| Task objective |
Retype all material exactly. Pictures stay out of the copy.
— BEGIN —
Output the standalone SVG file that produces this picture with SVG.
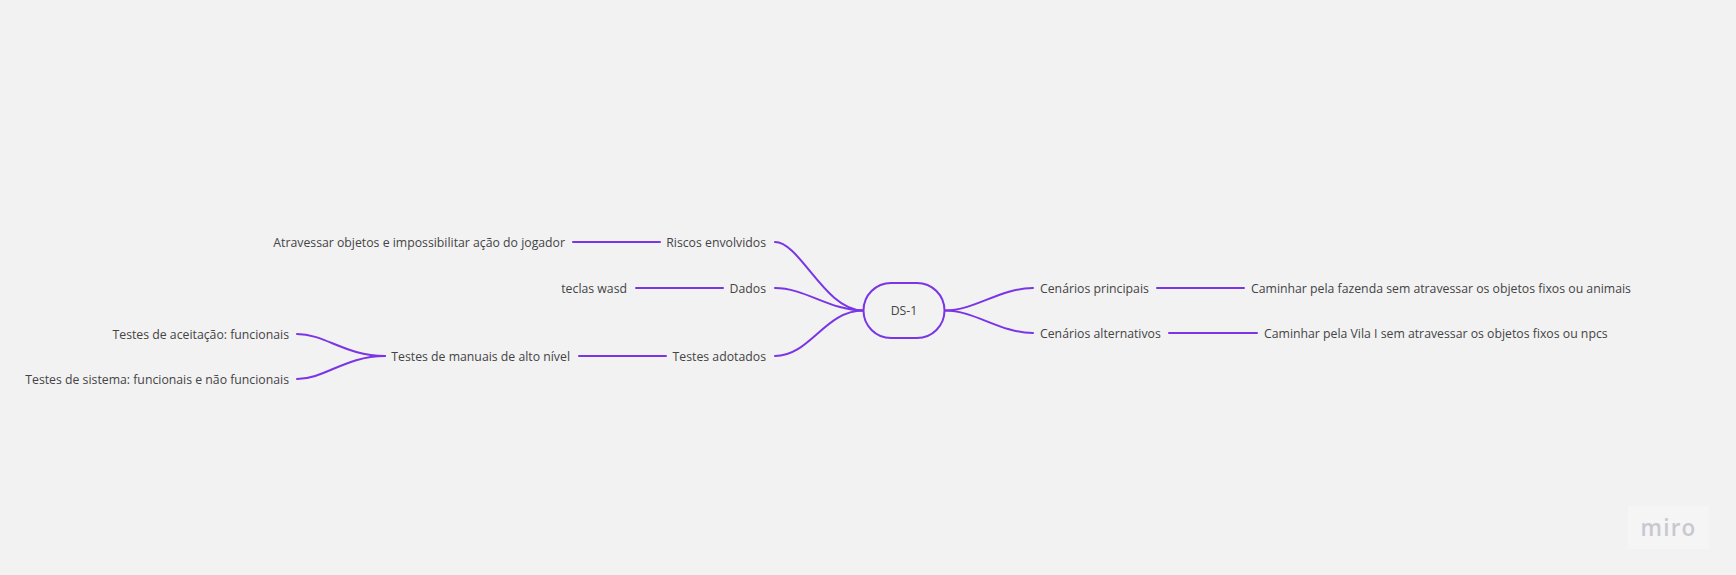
<svg xmlns="http://www.w3.org/2000/svg" width="1736" height="575" viewBox="0 0 1736 575">
<style>
text{font-family:"Open Sans","Noto Sans",sans-serif;font-size:12.27px;fill:#444;dominant-baseline:central}
.e{text-anchor:end}
.c{text-anchor:middle}
#connectors path{fill:none;stroke:#7a35e6;stroke-width:2;stroke-linecap:round}
</style>
<rect width="1736" height="575" fill="#f2f2f3"/>
<g id="connectors">
<path d="M945 310.500C975 310.500 1000 288 1033 288"/>
<path d="M945 310.500C975 310.500 1000 333 1033 333"/>
<path d="M1157 288H1244"/>
<path d="M1169 333H1257"/>
<path d="M863 310.500C825 310.500 800 242 775 242"/>
<path d="M863 310.500C830 310.500 805 288 775 288"/>
<path d="M863 310.500C825 310.500 810 356 775 356"/>
<path d="M573 242H660"/>
<path d="M636 288H723"/>
<path d="M579 356H666"/>
<path d="M385 356C345 356 325 334 297 334"/>
<path d="M385 356C345 356 325 379 297 379"/>
</g>
<g id="n-root"><rect x="863.500" y="283" width="81" height="55" rx="27.500" fill="#f2f2f3" stroke="#7a35e6" stroke-width="2"/><text x="904" y="310.500" class="c">DS-1</text></g>
<g id="n-principais"><text x="1040" y="288">Cenários principais</text></g>
<g id="n-alternativos"><text x="1040" y="333">Cenários alternativos</text></g>
<g id="n-fazenda"><text x="1251" y="288">Caminhar pela fazenda sem atravessar os objetos fixos ou animais</text></g>
<g id="n-vila"><text x="1264" y="333">Caminhar pela Vila I sem atravessar os objetos fixos ou npcs</text></g>
<g id="n-riscos"><text x="766" y="242" class="e">Riscos envolvidos</text></g>
<g id="n-dados"><text x="766" y="288" class="e">Dados</text></g>
<g id="n-adotados"><text x="766" y="356" class="e">Testes adotados</text></g>
<g id="n-atravessar"><text x="565" y="242" class="e">Atravessar objetos e impossibilitar ação do jogador</text></g>
<g id="n-teclas"><text x="627" y="288" class="e">teclas wasd</text></g>
<g id="n-manuais"><text x="570" y="356" class="e">Testes de manuais de alto nível</text></g>
<g id="n-aceitacao"><text x="289" y="334" class="e">Testes de aceitação: funcionais</text></g>
<g id="n-sistema"><text x="289" y="379" class="e">Testes de sistema: funcionais e não funcionais</text></g>
<g id="logo"><rect x="1628" y="506" width="81" height="43" fill="#f5f5f6"/><text x="1668.500" y="527" class="c" style="font-size:22.500px;font-weight:600;fill:#c8c8d1;letter-spacing:1.200px">miro</text></g>
</svg>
— END —
| Answer to the exercise |
Output the standalone SVG file that produces this picture with SVG.
<svg xmlns="http://www.w3.org/2000/svg" width="1736" height="575" viewBox="0 0 1736 575">
<style>
text{font-family:"Open Sans","Noto Sans",sans-serif;font-size:12.27px;fill:#444;dominant-baseline:central}
.e{text-anchor:end}
.c{text-anchor:middle}
#connectors path{fill:none;stroke:#7a35e6;stroke-width:2;stroke-linecap:round}
</style>
<rect width="1736" height="575" fill="#f2f2f3"/>
<g id="connectors">
<path d="M945 310.500C975 310.500 1000 288 1033 288"/>
<path d="M945 310.500C975 310.500 1000 333 1033 333"/>
<path d="M1157 288H1244"/>
<path d="M1169 333H1257"/>
<path d="M863 310.500C825 310.500 800 242 775 242"/>
<path d="M863 310.500C830 310.500 805 288 775 288"/>
<path d="M863 310.500C825 310.500 810 356 775 356"/>
<path d="M573 242H660"/>
<path d="M636 288H723"/>
<path d="M579 356H666"/>
<path d="M385 356C345 356 325 334 297 334"/>
<path d="M385 356C345 356 325 379 297 379"/>
</g>
<g id="n-root"><rect x="863.500" y="283" width="81" height="55" rx="27.500" fill="#f2f2f3" stroke="#7a35e6" stroke-width="2"/><text x="904" y="310.500" class="c">DS-1</text></g>
<g id="n-principais"><text x="1040" y="288">Cenários principais</text></g>
<g id="n-alternativos"><text x="1040" y="333">Cenários alternativos</text></g>
<g id="n-fazenda"><text x="1251" y="288">Caminhar pela fazenda sem atravessar os objetos fixos ou animais</text></g>
<g id="n-vila"><text x="1264" y="333">Caminhar pela Vila I sem atravessar os objetos fixos ou npcs</text></g>
<g id="n-riscos"><text x="766" y="242" class="e">Riscos envolvidos</text></g>
<g id="n-dados"><text x="766" y="288" class="e">Dados</text></g>
<g id="n-adotados"><text x="766" y="356" class="e">Testes adotados</text></g>
<g id="n-atravessar"><text x="565" y="242" class="e">Atravessar objetos e impossibilitar ação do jogador</text></g>
<g id="n-teclas"><text x="627" y="288" class="e">teclas wasd</text></g>
<g id="n-manuais"><text x="570" y="356" class="e">Testes de manuais de alto nível</text></g>
<g id="n-aceitacao"><text x="289" y="334" class="e">Testes de aceitação: funcionais</text></g>
<g id="n-sistema"><text x="289" y="379" class="e">Testes de sistema: funcionais e não funcionais</text></g>
<g id="logo"><rect x="1628" y="506" width="81" height="43" fill="#f5f5f6"/><text x="1668.500" y="527" class="c" style="font-size:22.500px;font-weight:600;fill:#c8c8d1;letter-spacing:1.200px">miro</text></g>
</svg>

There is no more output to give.